The retail sector, particularly grocers, which were sent into a tailspin on Friday after Amazon's surprise $13.7 billion deal to buy Whole Foods, bounced back, partly on hopes of more deal activity in the sector.
The regional retail index, which suffered its worst week in 16 months last week, rose 0.8 percent. Britain's Ocado was up more than 6 percent, the top performing major stock across the region.
Exane upgraded Ocado to "outperform" on hopes that partnerships, if not a takeout, were more likely.
Analysts at the French broker said Amazon's progress could be hemmed in short-term by the limitations of the store pick model - in which employees pick online orders from the store floor rather than in distribution centres.

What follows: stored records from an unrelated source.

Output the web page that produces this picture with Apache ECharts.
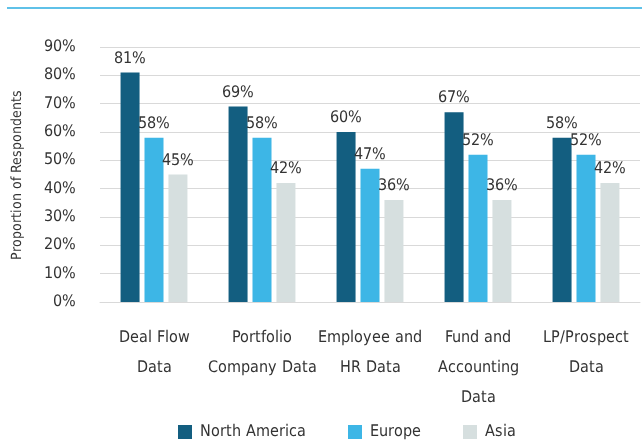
<!DOCTYPE html>
<html><head><meta charset="utf-8">
<script src="https://cdn.jsdelivr.net/npm/echarts@6/dist/echarts.min.js"></script>
<style>
@font-face{font-family:'CondF';src:local('Liberation Sans Narrow'),local('LiberationSansNarrow-Regular'),local('Liberation Sans Narrow Regular'),local('DejaVu Sans Condensed'),local('DejaVuSansCondensed');}
html,body{margin:0;padding:0;background:#fff}#c{width:642px;height:441px}</style>
</head><body><div id="c"></div>
<script>
var categories = ['Deal Flow\nData', 'Portfolio\nCompany Data', 'Employee and\nHR Data', 'Fund and\nAccounting\nData', 'LP/Prospect\nData'];
var northAmerica = [81, 69, 60, 67, 58];
var europe = [58, 58, 47, 52, 52];
var asia = [45, 42, 36, 36, 42];
var yTicks = [0, 10, 20, 30, 40, 50, 60, 70, 80, 90];

var FONT = 'CondF, "Liberation Sans Narrow", sans-serif';
var TXT = '#333333';
var FS = 16;
function draw() {
var chart = echarts.init(document.getElementById('c'), null, {renderer: 'canvas'});
function ser(name, data, color) {
  return {
    name: name, type: 'bar', data: data, barWidth: 19, barGap: '26%',
    itemStyle: {color: color},
    label: {show: true, position: 'top', distance: 6, formatter: '{c}%', fontFamily: FONT, fontSize: FS, color: TXT}
  };
}
chart.setOption({
  animation: false,
  textStyle: {fontFamily: FONT},
  graphic: [{type: 'rect', shape: {x: 7, y: 7, width: 635, height: 2}, style: {fill: '#5fc1e8'}}],
  grid: {left: 100, right: 2, top: 47, bottom: 139, outerBoundsMode: 'none', containLabel: false},
  legend: {
    top: 419, left: 173, itemWidth: 14, itemHeight: 14, itemGap: 42,
    icon: 'rect',
    textStyle: {fontFamily: FONT, fontSize: FS, color: TXT, padding: [0, 0, 0, 3]},
    data: ['North America', 'Europe', 'Asia']
  },
  xAxis: {
    type: 'category', data: categories,
    axisLine: {lineStyle: {color: '#d9d9d9'}},
    axisTick: {show: false},
    axisLabel: {interval: 0, fontFamily: FONT, fontSize: FS, color: TXT, lineHeight: 30, margin: 21}
  },
  yAxis: {
    type: 'value', min: 0, max: 90, interval: 10,
    name: 'Proportion of Respondents', nameLocation: 'middle', nameGap: 76, nameRotate: 90,
    nameTextStyle: {fontFamily: FONT, fontSize: 14, color: TXT},
    axisLabel: {formatter: function(v){ return yTicks.indexOf(v) >= 0 ? v + '%' : ''; }, fontFamily: FONT, fontSize: FS, color: TXT, margin: 24},
    splitLine: {lineStyle: {color: '#d9d9d9'}},
    axisLine: {show: false}, axisTick: {show: false}
  },
  series: [ser('North America', northAmerica, '#135e80'), ser('Europe', europe, '#3db6e6'), ser('Asia', asia, '#d6dfdf')]
});
}
if (document.fonts && document.fonts.load) {
  document.fonts.load('16px CondF').then(draw, draw);
} else { draw(); }
</script></body></html>
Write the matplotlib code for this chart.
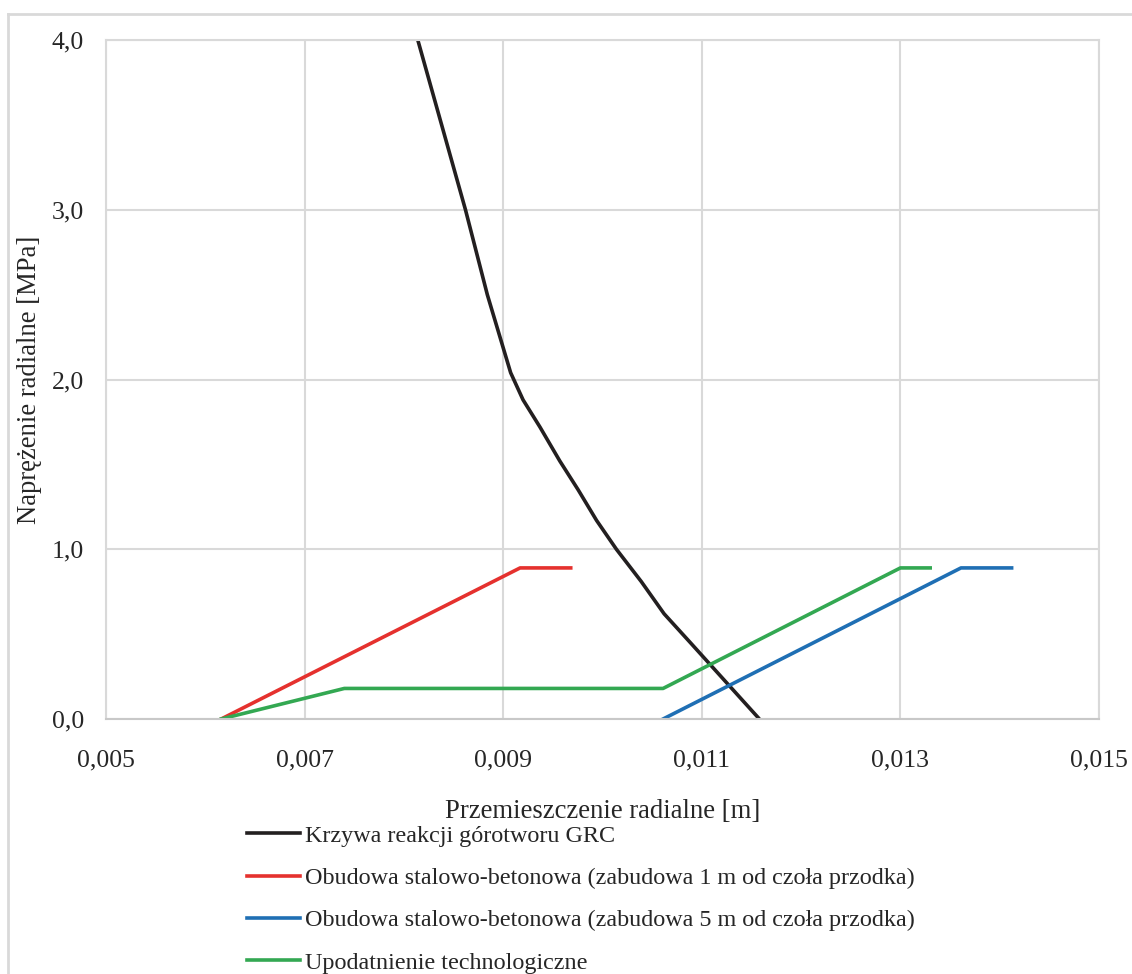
import matplotlib
matplotlib.use("Agg")
import matplotlib.pyplot as plt
from matplotlib.ticker import FuncFormatter
from matplotlib.lines import Line2D

plt.rcParams['font.family'] = ['Liberation Serif', 'DejaVu Serif']

# ground reaction curve (GRC)
grc_u = [0.00814, 0.00838, 0.00862, 0.00884, 0.009075, 0.00920, 0.00937, 0.00957,
         0.009755, 0.00994, 0.01014, 0.01039, 0.01062, 0.01090, 0.01158]
grc_p = [4.0, 3.5, 3.0, 2.5, 2.04, 1.88, 1.72, 1.52, 1.35, 1.17, 1.0, 0.81, 0.62, 0.44, 0.0]

# support lines
sup1_u = [0.00616, 0.00917, 0.00968]
sup1_p = [0.0, 0.89, 0.89]

sup5_u = [0.01061, 0.01361, 0.01412]
sup5_p = [0.0, 0.89, 0.89]

yield_u = [0.00616, 0.00740, 0.01061, 0.01300, 0.01330]
yield_p = [0.0, 0.18, 0.18, 0.89, 0.89]

xticks = [0.005, 0.007, 0.009, 0.011, 0.013, 0.015]
yticks = [0.0, 1.0, 2.0, 3.0, 4.0]

labels = ["Krzywa reakcji górotworu GRC",
          "Obudowa stalowo-betonowa (zabudowa 1 m od czoła przodka)",
          "Obudowa stalowo-betonowa (zabudowa 5 m od czoła przodka)",
          "Upodatnienie technologiczne"]
colors = ["#231f20", "#e5312e", "#1f6fb4", "#33a852"]

W, H = 1132, 974
fig = plt.figure(figsize=(W / 100, H / 100), dpi=100)
ax = fig.add_axes([106 / W, 1 - 719 / H, (1099 - 106) / W, (719 - 40) / H])

lw = 2.6
ax.plot(grc_u, grc_p, color=colors[0], lw=lw, solid_capstyle='butt')
ax.plot(sup1_u, sup1_p, color=colors[1], lw=lw)
ax.plot(sup5_u, sup5_p, color=colors[2], lw=lw)
ax.plot(yield_u, yield_p, color=colors[3], lw=lw)

ax.set_xlim(0.005, 0.015)
ax.set_ylim(0, 4.0)
ax.set_xticks(xticks)
ax.set_yticks(yticks)
ax.xaxis.set_major_formatter(FuncFormatter(lambda v, p: f"{v:.3f}".replace(".", ",")))
ax.yaxis.set_major_formatter(FuncFormatter(lambda v, p: f"{v:.1f}".replace(".", ",")))

ax.grid(True, color="#d9d9d9", lw=1.5)
ax.set_axisbelow(True)
for s in ax.spines.values():
    s.set_color("#d9d9d9")
    s.set_linewidth(1.5)
ax.spines['bottom'].set_color("#c8c8c8")
ax.tick_params(length=0, labelsize=18.5, colors="#262626")
ax.tick_params(axis='x', pad=22)
ax.tick_params(axis='y', pad=16)

ax.set_xlabel("Przemieszczenie radialne [m]", fontsize=19.2, color="#262626")
ax.set_ylabel("Naprężenie radialne [MPa]", fontsize=19.2, color="#262626")
ax.xaxis.set_label_coords(0.5, (719 - 799) / 679)
ax.yaxis.set_label_coords((42 - 106) / 993, 0.5)

handles = [Line2D([], [], color=c, lw=lw) for c in colors]
fig.legend(handles, labels, loc='upper left', bbox_to_anchor=(247 / W, 1 - 825 / H),
           frameon=False, fontsize=17.4, handlelength=2.2, handletextpad=0.2,
           labelspacing=0.84, borderpad=0, borderaxespad=0, labelcolor="#262626")

# outer chart frame
fig.add_artist(Line2D([8 / W, 1], [1 - 14 / H, 1 - 14 / H], color="#d9d9d9", lw=2))
fig.add_artist(Line2D([8 / W, 8 / W], [0, 1 - 14 / H], color="#d9d9d9", lw=2))

fig.savefig("out.png", dpi=100)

"We're minded to not overreact therefore, but the deal is still bad news for the sector, we think, unless of course you are a target," they added. "Ocado might not be a target but the probability of a partnership just increased materially."
Dutch healthcare technology firm Philips jumped to a 15-year high after The Times reported activist hedge fund Third Point was building a stake in the company.
Also, in notable broker activity, Credit Suisse found favour among analysts at Morgan Stanley, Citi and Deutsche Bank.
Citi named Credit Suisse its preferred Swiss bank, while Morgan Stanley reinstated coverage on the stock with an "outperform." Credit Suisse shares rose more than 3 percent.
Mediaset Espana, meanwhile, fell 3.1 percent after Deutsche Bank cut it to a 'sell', saying a recovery in Spanish advertising looks to be over.
Formal Brexit negotiations got under way on Monday with Britain's Brexit Secretary David Davis meeting EU chief negotiator Michel Barnier, though this did not ruffle market sentiment in the short-term.